> _Listed entries_:
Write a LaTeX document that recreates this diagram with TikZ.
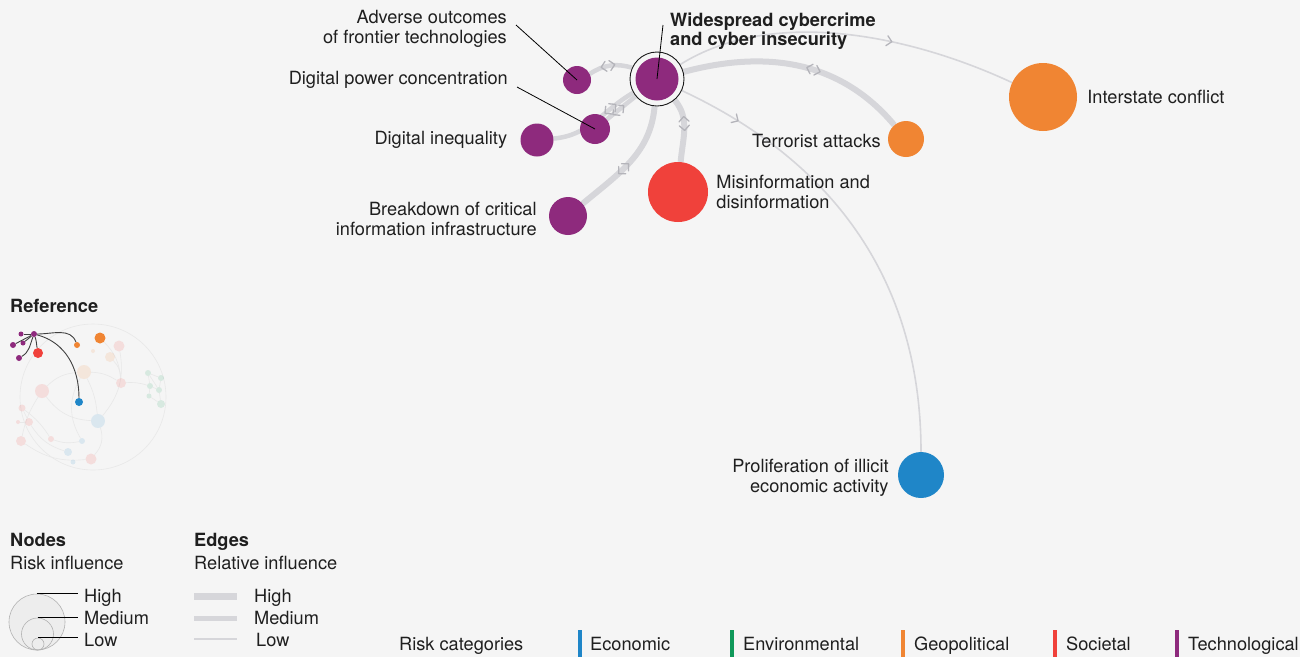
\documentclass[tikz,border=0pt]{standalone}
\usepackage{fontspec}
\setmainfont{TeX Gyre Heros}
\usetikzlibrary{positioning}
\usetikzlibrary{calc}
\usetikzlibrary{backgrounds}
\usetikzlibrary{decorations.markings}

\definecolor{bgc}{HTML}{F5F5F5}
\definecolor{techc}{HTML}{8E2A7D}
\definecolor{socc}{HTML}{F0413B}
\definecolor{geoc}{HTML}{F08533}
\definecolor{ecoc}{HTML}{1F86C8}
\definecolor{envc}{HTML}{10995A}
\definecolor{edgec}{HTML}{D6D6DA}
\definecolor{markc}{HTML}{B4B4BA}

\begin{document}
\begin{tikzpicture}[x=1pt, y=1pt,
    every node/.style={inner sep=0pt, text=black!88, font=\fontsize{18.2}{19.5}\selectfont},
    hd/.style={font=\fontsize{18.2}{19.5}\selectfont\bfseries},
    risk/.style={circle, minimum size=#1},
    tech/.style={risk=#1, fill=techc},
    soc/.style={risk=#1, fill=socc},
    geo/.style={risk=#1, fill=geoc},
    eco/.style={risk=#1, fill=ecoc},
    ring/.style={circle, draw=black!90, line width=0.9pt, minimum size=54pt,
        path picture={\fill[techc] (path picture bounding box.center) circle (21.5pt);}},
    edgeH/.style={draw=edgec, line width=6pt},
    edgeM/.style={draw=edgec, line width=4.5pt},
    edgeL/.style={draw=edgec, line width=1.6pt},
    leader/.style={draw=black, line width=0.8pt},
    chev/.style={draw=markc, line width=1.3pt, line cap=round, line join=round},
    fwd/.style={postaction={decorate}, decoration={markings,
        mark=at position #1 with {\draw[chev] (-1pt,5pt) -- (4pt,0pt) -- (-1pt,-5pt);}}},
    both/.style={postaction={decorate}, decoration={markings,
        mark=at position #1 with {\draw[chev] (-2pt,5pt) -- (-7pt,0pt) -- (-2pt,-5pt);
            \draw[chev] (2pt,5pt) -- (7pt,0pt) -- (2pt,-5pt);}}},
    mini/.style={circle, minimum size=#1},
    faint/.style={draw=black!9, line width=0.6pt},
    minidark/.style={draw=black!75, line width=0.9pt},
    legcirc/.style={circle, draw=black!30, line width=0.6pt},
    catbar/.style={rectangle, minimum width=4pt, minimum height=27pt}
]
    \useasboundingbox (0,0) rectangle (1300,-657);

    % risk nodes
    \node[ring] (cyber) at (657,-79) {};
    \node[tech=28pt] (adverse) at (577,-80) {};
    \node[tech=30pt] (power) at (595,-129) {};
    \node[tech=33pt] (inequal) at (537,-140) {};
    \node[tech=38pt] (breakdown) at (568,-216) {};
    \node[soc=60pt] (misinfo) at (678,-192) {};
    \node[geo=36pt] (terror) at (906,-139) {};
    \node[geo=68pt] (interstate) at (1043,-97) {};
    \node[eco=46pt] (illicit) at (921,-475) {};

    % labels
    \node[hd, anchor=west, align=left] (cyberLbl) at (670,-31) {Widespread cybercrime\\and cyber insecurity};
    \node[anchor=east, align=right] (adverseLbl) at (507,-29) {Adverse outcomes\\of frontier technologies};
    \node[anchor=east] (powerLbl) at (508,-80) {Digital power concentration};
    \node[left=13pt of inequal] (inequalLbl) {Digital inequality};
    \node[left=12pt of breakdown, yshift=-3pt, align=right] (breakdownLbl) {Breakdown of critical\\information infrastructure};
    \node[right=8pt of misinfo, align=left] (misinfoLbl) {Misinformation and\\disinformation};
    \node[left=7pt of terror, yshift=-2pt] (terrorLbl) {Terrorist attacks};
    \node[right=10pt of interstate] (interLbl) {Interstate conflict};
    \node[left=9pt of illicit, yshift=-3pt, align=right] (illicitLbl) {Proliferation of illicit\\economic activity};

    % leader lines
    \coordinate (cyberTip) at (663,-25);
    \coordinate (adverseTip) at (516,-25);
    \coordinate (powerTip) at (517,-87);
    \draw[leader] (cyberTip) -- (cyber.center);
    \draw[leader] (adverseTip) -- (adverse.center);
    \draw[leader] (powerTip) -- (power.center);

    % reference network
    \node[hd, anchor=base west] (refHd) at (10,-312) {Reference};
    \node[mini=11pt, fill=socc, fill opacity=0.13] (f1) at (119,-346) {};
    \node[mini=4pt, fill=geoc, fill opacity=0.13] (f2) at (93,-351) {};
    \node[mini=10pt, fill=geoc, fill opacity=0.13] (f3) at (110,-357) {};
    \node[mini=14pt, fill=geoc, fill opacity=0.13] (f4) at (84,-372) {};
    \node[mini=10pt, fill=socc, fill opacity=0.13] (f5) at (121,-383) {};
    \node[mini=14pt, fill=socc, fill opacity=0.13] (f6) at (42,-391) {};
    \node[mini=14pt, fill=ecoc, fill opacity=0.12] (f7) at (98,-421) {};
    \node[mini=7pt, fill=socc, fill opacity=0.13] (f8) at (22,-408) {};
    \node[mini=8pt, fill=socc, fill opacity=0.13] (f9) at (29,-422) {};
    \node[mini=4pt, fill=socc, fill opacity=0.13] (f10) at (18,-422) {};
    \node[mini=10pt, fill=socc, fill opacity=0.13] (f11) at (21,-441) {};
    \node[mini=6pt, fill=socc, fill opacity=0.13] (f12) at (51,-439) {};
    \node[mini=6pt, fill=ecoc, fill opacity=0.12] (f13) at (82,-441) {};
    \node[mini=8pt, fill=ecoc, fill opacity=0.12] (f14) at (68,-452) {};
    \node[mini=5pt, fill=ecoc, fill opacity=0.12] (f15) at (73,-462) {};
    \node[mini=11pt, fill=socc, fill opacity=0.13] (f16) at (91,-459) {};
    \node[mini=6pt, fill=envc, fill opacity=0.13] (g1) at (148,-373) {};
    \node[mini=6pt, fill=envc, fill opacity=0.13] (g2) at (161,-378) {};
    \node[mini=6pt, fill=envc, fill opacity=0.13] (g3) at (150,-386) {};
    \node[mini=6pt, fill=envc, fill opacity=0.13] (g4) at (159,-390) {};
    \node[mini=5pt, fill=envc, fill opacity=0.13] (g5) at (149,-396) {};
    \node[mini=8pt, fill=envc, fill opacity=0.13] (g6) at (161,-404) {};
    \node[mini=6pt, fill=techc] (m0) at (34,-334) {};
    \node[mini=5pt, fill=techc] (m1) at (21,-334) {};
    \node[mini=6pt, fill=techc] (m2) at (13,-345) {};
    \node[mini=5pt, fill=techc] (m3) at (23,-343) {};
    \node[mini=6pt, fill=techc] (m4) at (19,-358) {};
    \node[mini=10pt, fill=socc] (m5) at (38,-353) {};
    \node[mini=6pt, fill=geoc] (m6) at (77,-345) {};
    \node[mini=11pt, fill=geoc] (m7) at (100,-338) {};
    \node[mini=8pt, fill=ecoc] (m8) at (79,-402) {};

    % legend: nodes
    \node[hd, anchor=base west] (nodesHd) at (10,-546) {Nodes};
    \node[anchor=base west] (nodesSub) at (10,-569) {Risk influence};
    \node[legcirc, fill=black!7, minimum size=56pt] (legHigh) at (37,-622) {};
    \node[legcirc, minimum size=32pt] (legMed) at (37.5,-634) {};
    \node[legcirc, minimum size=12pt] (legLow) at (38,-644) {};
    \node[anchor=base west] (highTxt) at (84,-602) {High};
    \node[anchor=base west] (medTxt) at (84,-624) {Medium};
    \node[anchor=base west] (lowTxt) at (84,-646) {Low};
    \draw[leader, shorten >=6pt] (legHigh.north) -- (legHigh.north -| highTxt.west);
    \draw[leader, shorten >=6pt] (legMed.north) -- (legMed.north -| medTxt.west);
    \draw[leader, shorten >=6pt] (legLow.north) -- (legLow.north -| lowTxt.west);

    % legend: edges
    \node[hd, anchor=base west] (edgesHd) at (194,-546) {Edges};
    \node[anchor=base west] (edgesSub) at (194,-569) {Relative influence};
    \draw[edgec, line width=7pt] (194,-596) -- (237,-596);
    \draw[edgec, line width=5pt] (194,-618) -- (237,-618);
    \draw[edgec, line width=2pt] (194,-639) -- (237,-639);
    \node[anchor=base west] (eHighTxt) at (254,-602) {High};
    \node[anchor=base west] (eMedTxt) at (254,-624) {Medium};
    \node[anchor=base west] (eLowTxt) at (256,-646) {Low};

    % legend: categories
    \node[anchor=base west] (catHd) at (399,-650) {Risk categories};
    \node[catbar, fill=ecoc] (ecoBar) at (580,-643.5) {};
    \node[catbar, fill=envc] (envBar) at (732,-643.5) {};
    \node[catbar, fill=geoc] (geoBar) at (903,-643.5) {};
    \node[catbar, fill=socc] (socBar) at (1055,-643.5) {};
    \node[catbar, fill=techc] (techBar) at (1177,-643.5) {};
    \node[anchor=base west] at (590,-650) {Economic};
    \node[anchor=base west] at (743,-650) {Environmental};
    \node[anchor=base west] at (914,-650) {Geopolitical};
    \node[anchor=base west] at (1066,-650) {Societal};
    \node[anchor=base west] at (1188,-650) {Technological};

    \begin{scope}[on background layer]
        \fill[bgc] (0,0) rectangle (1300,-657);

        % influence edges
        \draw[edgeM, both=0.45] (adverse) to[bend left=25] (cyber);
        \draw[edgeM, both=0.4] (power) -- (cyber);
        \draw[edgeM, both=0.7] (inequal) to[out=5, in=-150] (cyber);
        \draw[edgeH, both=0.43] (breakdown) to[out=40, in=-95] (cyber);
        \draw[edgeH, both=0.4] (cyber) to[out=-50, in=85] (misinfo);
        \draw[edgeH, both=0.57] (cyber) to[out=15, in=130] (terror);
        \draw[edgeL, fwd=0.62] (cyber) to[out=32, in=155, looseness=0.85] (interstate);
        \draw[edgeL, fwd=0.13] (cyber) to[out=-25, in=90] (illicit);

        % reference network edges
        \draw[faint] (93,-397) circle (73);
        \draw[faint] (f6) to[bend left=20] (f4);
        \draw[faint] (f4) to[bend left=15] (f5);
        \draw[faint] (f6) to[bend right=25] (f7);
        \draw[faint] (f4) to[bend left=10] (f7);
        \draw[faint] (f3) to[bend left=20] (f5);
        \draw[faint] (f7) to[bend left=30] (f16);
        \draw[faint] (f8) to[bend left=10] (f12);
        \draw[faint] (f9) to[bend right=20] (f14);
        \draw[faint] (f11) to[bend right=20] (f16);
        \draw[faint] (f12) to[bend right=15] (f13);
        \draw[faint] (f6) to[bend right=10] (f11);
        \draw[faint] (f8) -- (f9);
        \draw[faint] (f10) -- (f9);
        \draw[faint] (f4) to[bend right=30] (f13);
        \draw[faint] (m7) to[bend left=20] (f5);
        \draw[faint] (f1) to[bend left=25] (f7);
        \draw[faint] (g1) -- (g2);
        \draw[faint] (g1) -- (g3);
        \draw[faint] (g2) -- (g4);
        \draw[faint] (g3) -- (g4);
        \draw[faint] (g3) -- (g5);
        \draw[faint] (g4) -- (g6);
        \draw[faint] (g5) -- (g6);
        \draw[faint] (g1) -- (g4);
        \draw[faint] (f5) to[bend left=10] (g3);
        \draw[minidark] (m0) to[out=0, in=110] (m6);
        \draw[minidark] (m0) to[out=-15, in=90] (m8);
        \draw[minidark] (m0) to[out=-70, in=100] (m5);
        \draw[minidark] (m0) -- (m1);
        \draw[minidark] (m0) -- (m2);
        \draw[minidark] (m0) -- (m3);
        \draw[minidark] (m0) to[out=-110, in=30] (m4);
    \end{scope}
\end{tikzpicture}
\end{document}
---
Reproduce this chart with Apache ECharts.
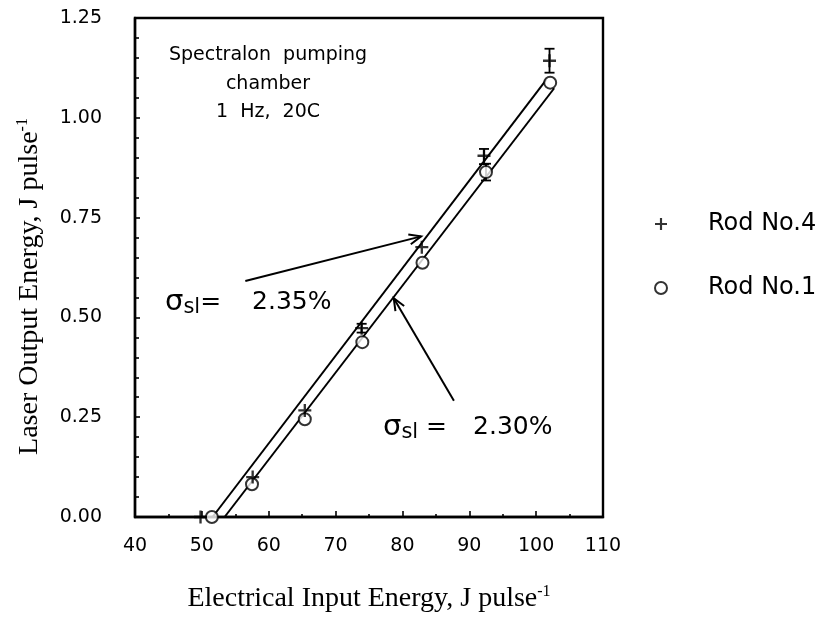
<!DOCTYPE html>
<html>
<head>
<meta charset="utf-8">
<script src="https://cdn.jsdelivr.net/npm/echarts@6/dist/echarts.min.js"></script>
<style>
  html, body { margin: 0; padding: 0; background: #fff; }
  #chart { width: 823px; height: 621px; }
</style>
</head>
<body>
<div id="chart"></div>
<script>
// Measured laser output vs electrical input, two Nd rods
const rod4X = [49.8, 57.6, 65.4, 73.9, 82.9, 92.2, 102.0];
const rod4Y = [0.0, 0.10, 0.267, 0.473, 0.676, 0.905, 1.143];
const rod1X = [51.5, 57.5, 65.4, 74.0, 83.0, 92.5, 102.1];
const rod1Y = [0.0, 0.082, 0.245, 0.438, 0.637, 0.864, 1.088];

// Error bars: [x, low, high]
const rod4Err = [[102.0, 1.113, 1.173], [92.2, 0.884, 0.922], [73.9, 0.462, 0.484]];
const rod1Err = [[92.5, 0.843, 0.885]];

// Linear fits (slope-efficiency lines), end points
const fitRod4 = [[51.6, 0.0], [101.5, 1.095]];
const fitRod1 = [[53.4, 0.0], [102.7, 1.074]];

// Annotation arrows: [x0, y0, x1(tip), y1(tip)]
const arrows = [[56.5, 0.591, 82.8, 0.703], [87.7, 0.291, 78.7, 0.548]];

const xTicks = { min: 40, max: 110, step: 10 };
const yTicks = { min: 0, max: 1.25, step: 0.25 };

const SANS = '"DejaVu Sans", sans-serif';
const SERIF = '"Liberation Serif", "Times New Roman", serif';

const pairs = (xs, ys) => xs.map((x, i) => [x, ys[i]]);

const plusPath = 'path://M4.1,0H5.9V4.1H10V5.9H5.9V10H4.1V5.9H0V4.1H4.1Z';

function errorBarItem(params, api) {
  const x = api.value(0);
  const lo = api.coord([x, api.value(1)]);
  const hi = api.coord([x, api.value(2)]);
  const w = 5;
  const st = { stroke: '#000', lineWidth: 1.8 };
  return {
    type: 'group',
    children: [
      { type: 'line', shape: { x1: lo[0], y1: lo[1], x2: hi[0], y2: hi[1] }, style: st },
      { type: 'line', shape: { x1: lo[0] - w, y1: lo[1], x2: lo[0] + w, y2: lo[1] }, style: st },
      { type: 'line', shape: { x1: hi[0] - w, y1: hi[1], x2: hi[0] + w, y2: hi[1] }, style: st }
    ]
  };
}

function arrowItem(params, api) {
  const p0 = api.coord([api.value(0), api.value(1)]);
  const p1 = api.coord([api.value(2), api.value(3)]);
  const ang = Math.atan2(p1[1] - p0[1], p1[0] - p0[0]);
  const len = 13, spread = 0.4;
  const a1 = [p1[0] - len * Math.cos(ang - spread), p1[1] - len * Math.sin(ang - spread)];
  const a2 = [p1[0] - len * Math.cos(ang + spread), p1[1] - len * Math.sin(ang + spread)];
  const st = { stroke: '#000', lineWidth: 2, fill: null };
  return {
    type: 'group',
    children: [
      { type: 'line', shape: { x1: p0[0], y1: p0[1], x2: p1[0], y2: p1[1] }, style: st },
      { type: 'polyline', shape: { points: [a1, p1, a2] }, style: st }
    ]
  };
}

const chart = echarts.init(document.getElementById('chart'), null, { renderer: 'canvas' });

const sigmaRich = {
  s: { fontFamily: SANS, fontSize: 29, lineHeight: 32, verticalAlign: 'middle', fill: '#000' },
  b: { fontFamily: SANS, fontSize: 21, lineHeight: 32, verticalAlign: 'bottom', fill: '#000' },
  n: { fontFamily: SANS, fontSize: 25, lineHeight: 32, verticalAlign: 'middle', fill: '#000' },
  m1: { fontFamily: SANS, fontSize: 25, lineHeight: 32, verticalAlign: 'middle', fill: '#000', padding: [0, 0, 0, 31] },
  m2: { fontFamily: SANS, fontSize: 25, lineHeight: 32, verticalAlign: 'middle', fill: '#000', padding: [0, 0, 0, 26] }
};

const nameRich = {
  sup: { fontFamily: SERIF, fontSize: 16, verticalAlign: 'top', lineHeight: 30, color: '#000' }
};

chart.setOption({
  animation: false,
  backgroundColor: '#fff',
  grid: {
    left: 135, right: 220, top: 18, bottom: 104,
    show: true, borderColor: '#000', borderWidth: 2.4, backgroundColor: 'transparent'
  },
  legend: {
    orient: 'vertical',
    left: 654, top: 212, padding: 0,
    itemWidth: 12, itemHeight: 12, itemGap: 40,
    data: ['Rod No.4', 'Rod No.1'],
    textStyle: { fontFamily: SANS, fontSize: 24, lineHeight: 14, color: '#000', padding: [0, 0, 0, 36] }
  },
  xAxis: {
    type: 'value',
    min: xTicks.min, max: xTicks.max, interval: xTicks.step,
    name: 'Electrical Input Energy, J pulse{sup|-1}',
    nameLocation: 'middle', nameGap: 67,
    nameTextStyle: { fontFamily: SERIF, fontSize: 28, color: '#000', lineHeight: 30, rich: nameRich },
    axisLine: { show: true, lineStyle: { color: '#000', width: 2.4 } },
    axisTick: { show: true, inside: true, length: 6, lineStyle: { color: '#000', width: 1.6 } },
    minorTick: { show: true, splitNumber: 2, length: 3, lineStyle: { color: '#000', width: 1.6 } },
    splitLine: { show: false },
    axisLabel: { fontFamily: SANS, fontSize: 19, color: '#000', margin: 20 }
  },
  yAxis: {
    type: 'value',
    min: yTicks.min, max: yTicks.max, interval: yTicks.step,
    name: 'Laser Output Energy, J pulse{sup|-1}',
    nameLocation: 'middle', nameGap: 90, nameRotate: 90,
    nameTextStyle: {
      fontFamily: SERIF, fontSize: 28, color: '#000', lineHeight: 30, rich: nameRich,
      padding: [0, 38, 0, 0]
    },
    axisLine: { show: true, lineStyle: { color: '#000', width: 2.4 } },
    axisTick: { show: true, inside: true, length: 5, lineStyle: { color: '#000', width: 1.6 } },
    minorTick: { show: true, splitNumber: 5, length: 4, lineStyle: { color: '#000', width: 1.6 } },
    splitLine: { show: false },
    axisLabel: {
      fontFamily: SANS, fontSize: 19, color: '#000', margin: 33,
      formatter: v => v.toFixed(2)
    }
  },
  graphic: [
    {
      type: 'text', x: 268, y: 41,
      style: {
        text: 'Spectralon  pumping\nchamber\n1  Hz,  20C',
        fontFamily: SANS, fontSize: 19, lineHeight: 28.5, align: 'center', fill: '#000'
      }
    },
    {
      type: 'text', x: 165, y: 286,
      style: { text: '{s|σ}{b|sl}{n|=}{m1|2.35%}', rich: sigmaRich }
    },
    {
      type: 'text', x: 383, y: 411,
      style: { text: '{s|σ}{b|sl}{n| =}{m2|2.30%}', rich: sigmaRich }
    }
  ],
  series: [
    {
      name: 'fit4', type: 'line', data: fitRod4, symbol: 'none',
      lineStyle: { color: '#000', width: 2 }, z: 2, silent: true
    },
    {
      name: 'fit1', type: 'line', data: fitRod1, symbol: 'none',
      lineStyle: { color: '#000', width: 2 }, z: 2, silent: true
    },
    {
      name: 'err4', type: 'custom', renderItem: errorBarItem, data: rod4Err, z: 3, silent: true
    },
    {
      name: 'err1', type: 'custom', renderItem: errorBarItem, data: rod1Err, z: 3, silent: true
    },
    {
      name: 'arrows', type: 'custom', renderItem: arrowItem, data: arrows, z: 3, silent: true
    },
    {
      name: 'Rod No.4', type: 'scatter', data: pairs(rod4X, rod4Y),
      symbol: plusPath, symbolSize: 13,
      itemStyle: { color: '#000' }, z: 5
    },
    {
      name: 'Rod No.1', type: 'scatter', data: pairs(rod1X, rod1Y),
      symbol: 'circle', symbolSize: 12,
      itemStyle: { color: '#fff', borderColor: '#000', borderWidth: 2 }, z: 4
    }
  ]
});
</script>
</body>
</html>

> _Task description_:
Your first line is the one with "Reproduce this chart with Apache ECharts.", and your last is the one with "const rod1Y = [0.0, 0.082, 0.245, 0.438, 0.637, 0.864, 1.088];". Copy those and every line between them exactly, without any pictures.

> _Task response_:
Reproduce this chart with Apache ECharts.
<!DOCTYPE html>
<html>
<head>
<meta charset="utf-8">
<script src="https://cdn.jsdelivr.net/npm/echarts@6/dist/echarts.min.js"></script>
<style>
  html, body { margin: 0; padding: 0; background: #fff; }
  #chart { width: 823px; height: 621px; }
</style>
</head>
<body>
<div id="chart"></div>
<script>
// Measured laser output vs electrical input, two Nd rods
const rod4X = [49.8, 57.6, 65.4, 73.9, 82.9, 92.2, 102.0];
const rod4Y = [0.0, 0.10, 0.267, 0.473, 0.676, 0.905, 1.143];
const rod1X = [51.5, 57.5, 65.4, 74.0, 83.0, 92.5, 102.1];
const rod1Y = [0.0, 0.082, 0.245, 0.438, 0.637, 0.864, 1.088];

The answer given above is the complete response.